September 16th, 2010

The Censorship Review Committee has added its voice to calls that Singapore stop its practice of banning a symbolic list of pornographic and extremist websites.

The idea had been mooted first by members of the Bloggers13 network of socio-political bloggers and then the government-appointed AIMS committee. Singapore already has only negligible blocking of websites, according to  the OpenNet Initiative , which tracks online censorship annually. Singapore’s bans are meant to signpost society’s values rather than an attempt to clean up the web.

AIMS, however, had observed that the approach could backfire, lulling parents into a false sense of security that the government was filtering out smut. The Censorship Review Committee, similarly, is suggesting that parents to take over from the nanny state.

Its report, released yesterday, said: “Token gestures should be replaced by more effective tools for adults to exercise control over content access for themselves, and for their families.”

It recommended: “The symbolic 100-website ban imposed by the government should be replaced with a transparent, server-level filtering service, combined with a simple and well-highlighted choice to opt in at the point of subscribing to or renewing the Internet service.”

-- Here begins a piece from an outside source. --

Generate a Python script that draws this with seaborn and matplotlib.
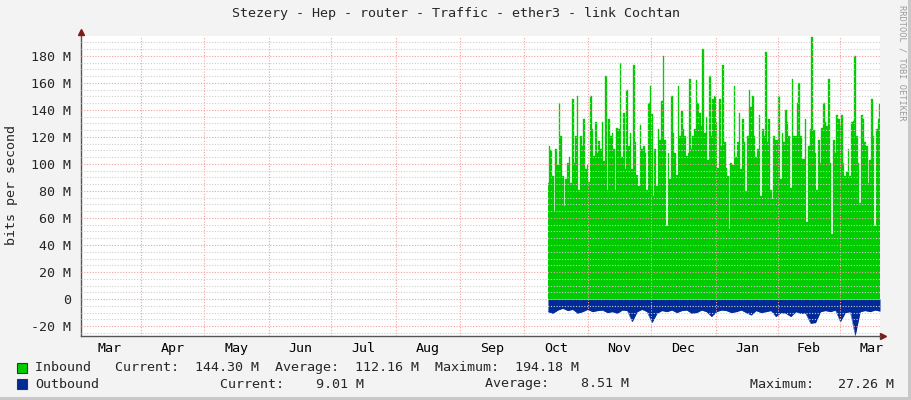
import numpy as np
import pandas as pd
import matplotlib
matplotlib.use("Agg")
import matplotlib.pyplot as plt
import seaborn as sns
from matplotlib.patches import Rectangle

title = "Stezery - Hep - router - Traffic - ether3 - link Cochtan"
month_labels = ["Mar", "Apr", "May", "Jun", "Jul", "Aug", "Sep",
                "Oct", "Nov", "Dec", "Jan", "Feb", "Mar"]
# month boundaries, in days from the left edge of the graph (365 day window)
month_edges = [-1.8, 27.4, 56.2, 85.9, 114.2, 143.9, 173.1, 202.4,
               231.6, 260.4, 290.1, 318.4, 346.7, 375.6]
data_start, data_end = 213.3, 365.0

# inbound traffic, Mbit/s left to right
inbound = [86, 113, 110, 91, 65, 111, 99, 145, 121, 91, 69, 89, 101, 105, 86,
           148, 101, 121, 150, 81, 121, 113, 133, 96, 99, 87, 150, 126, 106, 131,
           108, 117, 111, 131, 102, 165, 81, 133, 121, 123, 111, 81, 127, 126, 175,
           105, 138, 96, 155,
           113, 123, 96, 173, 116, 92, 84, 129, 111, 113, 108, 81, 145, 158,
           137, 76, 111, 84, 126, 118, 147, 180, 118, 54, 108, 89, 150, 123, 108,
           92, 158, 121, 139, 126, 121, 106, 108, 163, 111, 121, 126, 162, 145, 138,
           128, 185, 123, 135, 103, 165,
           121, 148, 150, 131, 97, 148, 113, 173, 116, 97, 91, 52, 101, 99, 158,
           105, 116, 138, 96, 133, 116, 80, 121, 155, 142, 150, 121, 105, 111, 136,
           76, 126, 121, 183, 116, 133, 81, 74, 121, 118, 118, 150, 89, 123, 116,
           140, 131, 121, 82, 163, 121,
           121, 145, 160, 121, 104, 104, 133, 57, 113, 126, 194.2, 125, 108, 81, 118,
           101, 127, 145, 131, 128, 163, 101, 48, 118, 108, 136, 133, 128, 136, 101,
           91, 94, 111, 91, 131, 132, 180, 121, 101, 71, 136, 133, 116, 113, 86,
           103, 148, 121, 54, 126, 133, 144.3]

# outbound traffic, Mbit/s (drawn below zero)
outbound = [9.4, 10.6, 8.2, 6.9, 8.6, 7.7, 10.6, 9.4, 7.7, 9.4, 8.6, 8.2, 10.1,
            9.4, 10.6, 8.2, 8.6, 16.8, 9.4, 7.7, 9.4, 17.5, 10.6, 8.6, 9.4, 8.2,
            10.1, 8.6, 8.2, 10.6, 10.1, 8.2, 9.4, 13.0, 9.4, 8.2, 8.6, 10.1, 9.4,
            8.2, 10.1, 11.9, 8.6, 10.1, 9.4, 8.6, 13.0, 10.1, 10.6, 13.0, 9.4,
            10.6, 10.6, 18.0, 17.5, 9.4, 8.6, 9.4, 8.2, 16.8, 10.1, 9.4, 27.0,
            9.4, 8.6, 9.4, 8.2, 9.0]

in_stats = ["144.30 M", "112.16 M", "194.18 M"]
out_stats = ["9.01 M", "8.51 M", "27.26 M"]

df_in = pd.DataFrame({"day": np.linspace(data_start, data_end, len(inbound)),
                      "mbps": inbound})
df_out = pd.DataFrame({"day": np.linspace(data_start, data_end, len(outbound)),
                       "mbps": -np.array(outbound)})

sns.set_style("white")
plt.rcParams["font.family"] = ["DejaVu Sans Mono"]
fs = 9.6

fig = plt.figure(figsize=(9.11, 4.0), dpi=100, facecolor="#F3F3F3")
ax = fig.add_axes([81 / 911, 64 / 400, 799 / 911, 300 / 400])
ax.set_facecolor("white")

ax.fill_between(df_in["day"], 0, df_in["mbps"], step="mid", color="#00CC00", lw=0)
sns.lineplot(data=df_in, x="day", y="mbps", drawstyle="steps-mid", color="#00CC00",
             lw=0.25, ax=ax, legend=False)
ax.fill_between(df_out["day"], 0, df_out["mbps"], color="#002A97", lw=0)
sns.lineplot(data=df_out, x="day", y="mbps", color="#002A97", lw=0.3, ax=ax,
             legend=False)

ax.set_xlim(0, 365)
ax.set_ylim(-27.4, 194.8)

yt = list(range(-20, 181, 20))
ax.set_yticks(yt)
ax.set_yticklabels(["0" if v == 0 else f"{v} M" for v in yt], fontsize=fs)
ax.set_yticks(np.arange(-25, 195, 5), minor=True)

edges_in = [e for e in month_edges if 0 < e < 365]
ax.set_xticks(edges_in)
ax.set_xticklabels([])
mids = [(a + b) / 2 for a, b in zip(month_edges[:-1], month_edges[1:])]
ax.set_xticks(mids, minor=True)
ax.set_xticklabels(month_labels, minor=True, fontsize=fs)

ax.tick_params(axis="x", which="major", length=4, color="#E8A0A0", pad=2)
ax.tick_params(axis="x", which="minor", length=0, pad=4, colors="#000000")
ax.tick_params(axis="y", which="both", length=3, color="#C0C0C0", pad=4)

ax.set_axisbelow(False)
ax.grid(which="minor", axis="y", color="#CFCFCF", linestyle=(0, (1, 1.5)), lw=0.8)
ax.grid(which="major", axis="both", color="#F0A0A0", linestyle=(0, (1, 1.5)), lw=0.8)

for s in ["top", "right"]:
    ax.spines[s].set_visible(False)
for s in ["left", "bottom"]:
    ax.spines[s].set_color("#555555")
    ax.spines[s].set_linewidth(1.0)

ax.plot([0], [1.012], marker="^", ms=4.5, color="#7F1A1A", transform=ax.transAxes,
        clip_on=False)
ax.plot([1.004], [0], marker=">", ms=4.5, color="#7F1A1A", transform=ax.transAxes,
        clip_on=False)

ax.set_xlabel("")
ax.set_ylabel("")
fig.text(12 / 911, 1 - 185 / 400, "bits per second", rotation=90, ha="center",
         va="center", fontsize=fs)
fig.text(455.5 / 911, 1 - 14 / 400, title, ha="center", va="center", fontsize=fs)
fig.text(902 / 911, 1 - 5 / 400, "RRDTOOL / TOBI OETIKER", rotation=270,
         ha="center", va="top", fontsize=6.2, color="#9A9A9A")

# legend
for yb, col in [(363, "#00CC00"), (379, "#002A97")]:
    fig.patches.append(Rectangle((17 / 911, 1 - (yb + 10) / 400), 10 / 911, 10 / 400,
                                 transform=fig.transFigure, facecolor=col,
                                 edgecolor="#333333", lw=0.8))
fig.text(35 / 911, 1 - 368 / 400,
         f"Inbound   Current:  {in_stats[0]}  Average:  {in_stats[1]}  Maximum:  {in_stats[2]}",
         va="center", fontsize=fs)
fig.text(35 / 911, 1 - 384 / 400, "Outbound", va="center", fontsize=fs)
fig.text(220 / 911, 1 - 384 / 400, f"Current:{out_stats[0]:>10}", va="center", fontsize=fs)
fig.text(485 / 911, 1 - 384 / 400, f"Average:{out_stats[1]:>10}", va="center", fontsize=fs)
fig.text(750 / 911, 1 - 384 / 400, f"Maximum:{out_stats[2]:>10}", va="center", fontsize=fs)

# frame shading
fig.patches.append(Rectangle((1 - 3 / 911, 0), 3 / 911, 1, transform=fig.transFigure,
                             facecolor="#C8C8C8", lw=0))
fig.patches.append(Rectangle((0, 0), 1, 3 / 400, transform=fig.transFigure,
                             facecolor="#C8C8C8", lw=0))

fig.savefig("out.png", dpi=100, facecolor=fig.get_facecolor())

The committee acknowledged that the government should retain its power to ban websites on the grounds of national security. “However, some form of checks should be put in place to ensure transparency and accountability of such government actions,” it added, in line with a key thrust of the Bloggers13 recommendations.

The report added: “There should be clear accountability for censorship decisions. The competent authority should be identified when a decision is taken to disallow or censor.”

While any change in policy towards banning would not directly affect journalistic sites – since no such sites are blocked – the move would be seen as an important adjustment in censorship principles, away from what the committee called the overly protective “quarantine” approach to harmful media content, towards “vaccination with education, information and the exercise of parental responsibility”.